Midkiff KD, Andrews EB, Gilsenan AW, Harris DH. "First in Flight" or "When Pigs Fly" – Can cancer registries play a critical role at the national level in studying cancer as an adverse outcome from drug treatments? Presented at the NAACCR 2015 Annual Conference; June 2015. Charlotte, NC.

Background: Patients, clinicians, the Food and Drug Administration, researchers and pharmaceutical manufacturers have a stake in knowing if specific treatments impact cancer development. Clinical trials have known limitations for studying cancer as an adverse outcome. Postapproval safety studies frequently provide the best opportunity to characterize the risk of cancer from treatments but can be limited due to challenges in case identification, exposure assessment and data sources. Lack of access to high-quality, national cancer outcome data that can be linked with treated populations is an unmet need for rare cancers.

Objective:
Provide current examples of cancer signals under study in the postapproval setting at the national level, identify limitations and discuss how cancer registries may play a role.

Methods: We review public information, including FDA postmarketing commitments to study rare cancer outcomes in nononcological drugs to describe the nature of the medication exposure (e.g., by age, prevalence) and the outcome ascertainment method used (e.g., medical claim, cancer registry) to estimate the current gap to be filled through access to a national, linkable cancer registry, if one existed.

Results: We describe current examples of cancer signals under study, including the treatment indication, origin of the signal (preclinical, clinical, or postapproval), approved approach to identify cancer outcome, and strengths and limitations of the design.

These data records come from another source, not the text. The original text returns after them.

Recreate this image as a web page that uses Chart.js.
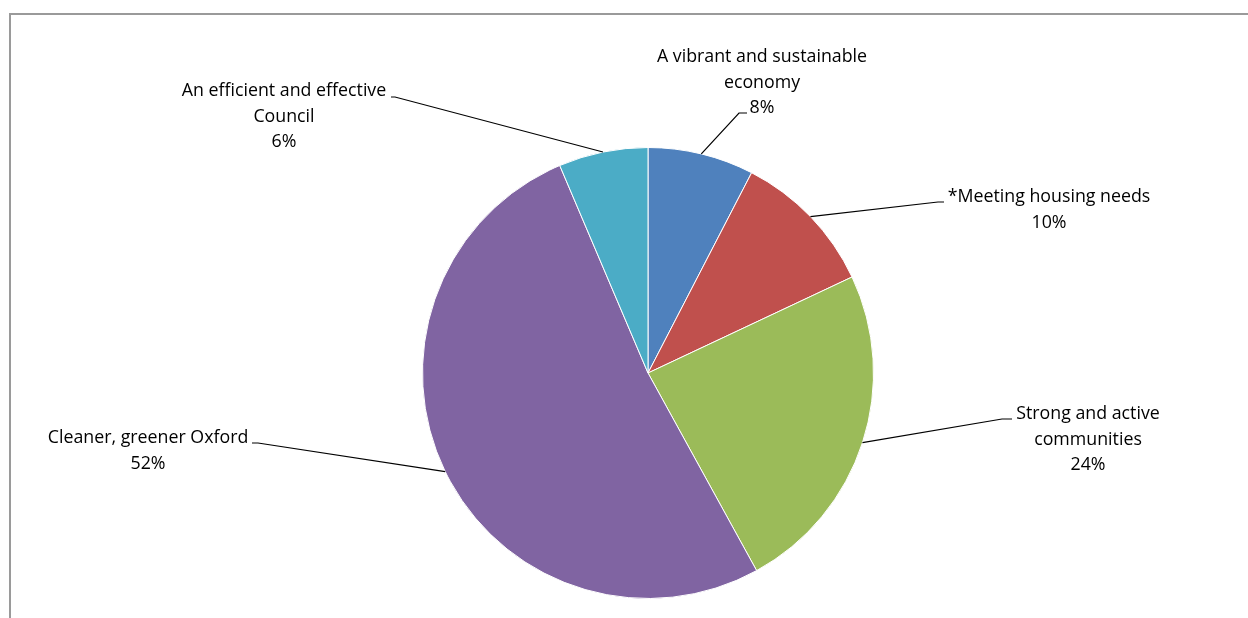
<!DOCTYPE html>
<html>
<head>
<meta charset="utf-8">
<script src="https://cdn.jsdelivr.net/npm/chart.js@4.4.0/dist/chart.umd.min.js"></script>
<style>
  html, body { margin: 0; padding: 0; background: #fff; }
  #wrap { position: relative; width: 1248px; height: 618px; }
</style>
</head>
<body>
<div id="wrap"><canvas id="pieChart" width="1248" height="618"></canvas></div>
<script>
// DATA
const categories = [
  ['A vibrant and sustainable', 'economy'],
  ['*Meeting housing needs'],
  ['Strong and active', 'communities'],
  ['Cleaner, greener Oxford'],
  ['An efficient and effective', 'Council']
];
const shares = [7.6, 10.4, 24.0, 51.6, 6.4];
const percentLabels = ['8%', '10%', '24%', '52%', '6%'];
const sliceColors = ['#4F81BD', '#C0504D', '#9BBB59', '#8064A2', '#4BACC6'];

// where each data label sits: elbow of the leader line, short tail, text centre
const labelLayout = [
  { elbow: [739, 113], tail: 8, cx: 762, cy: 57 },
  { elbow: [938, 202], tail: 6, cx: 1049, cy: 197 },
  { elbow: [1002, 419], tail: 10, cx: 1088, cy: 414 },
  { elbow: [258, 443], tail: -6, cx: 148, cy: 438 },
  { elbow: [395, 97], tail: -4, cx: 284, cy: 91 }
];

const LINE_H = 25.5;
const FONT = '17.8px "Open Sans", "Noto Sans", sans-serif';

// frame and leader-line labels
const labelPlugin = {
  id: 'leaderLabels',
  beforeDraw(chart) {
    const ctx = chart.ctx;
    ctx.save();
    ctx.strokeStyle = '#9a9a9a';
    ctx.lineWidth = 2;
    ctx.beginPath();
    ctx.moveTo(10, 618);
    ctx.lineTo(10, 14);
    ctx.lineTo(1248, 14);
    ctx.stroke();
    ctx.restore();
  },
  afterDraw(chart) {
    const ctx = chart.ctx;
    const arcs = chart.getDatasetMeta(0).data;
    ctx.save();
    ctx.font = FONT;
    ctx.fillStyle = '#000';
    ctx.textAlign = 'center';
    ctx.textBaseline = 'middle';
    arcs.forEach((arc, i) => {
      const p = arc.getProps(['x', 'y', 'startAngle', 'endAngle', 'outerRadius'], true);
      const mid = (p.startAngle + p.endAngle) / 2;
      const ax = p.x + Math.cos(mid) * p.outerRadius;
      const ay = p.y + Math.sin(mid) * p.outerRadius;
      const L = labelLayout[i];
      ctx.strokeStyle = '#000';
      ctx.lineWidth = 1.2;
      ctx.beginPath();
      ctx.moveTo(ax, ay);
      ctx.lineTo(L.elbow[0], L.elbow[1]);
      ctx.lineTo(L.elbow[0] + L.tail, L.elbow[1]);
      ctx.stroke();
      const lines = categories[i].concat([percentLabels[i]]);
      lines.forEach((t, k) => ctx.fillText(t, L.cx, L.cy + k * LINE_H));
    });
    ctx.restore();
  }
};

const pieCtx = document.getElementById('pieChart').getContext('2d');
new Chart(pieCtx, {
  type: 'pie',
  data: {
    labels: categories.map(c => c.join(' ')),
    datasets: [{
      data: shares,
      backgroundColor: sliceColors,
      borderColor: '#ffffff',
      borderWidth: 1
    }]
  },
  options: {
    responsive: false,
    animation: false,
    layout: { padding: { left: 422, right: 374, top: 147, bottom: 19 } },
    plugins: {
      legend: { display: false },
      tooltip: { enabled: false }
    }
  },
  plugins: [labelPlugin]
});
</script>
</body>
</html>
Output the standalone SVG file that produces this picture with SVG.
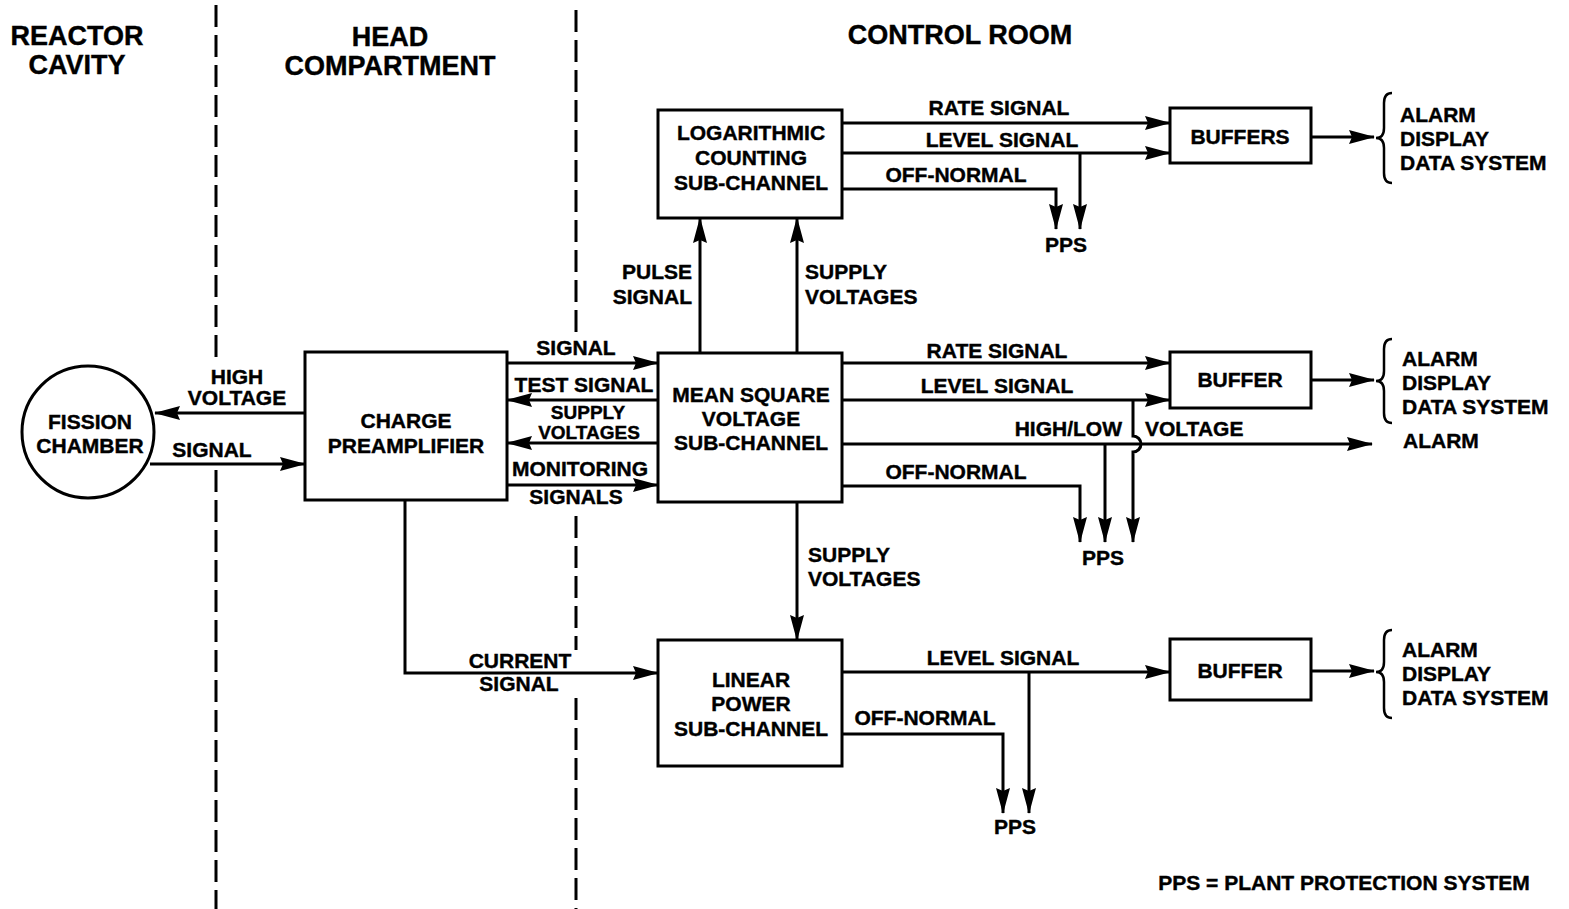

Conclusions: Postmarketing drug safety studies require the ability to properly identify and classify cancer outcomes. These studies also rely on proper treatment exposure classification and risk window assessment due to uncertain periods of cancer induction and latency. Cancer registries could play a vital role at the national level through linkages with treated cohorts from postapproval registries and database studies to efficiently and accurately quantify cancer risk for existing and emerging drug treatments.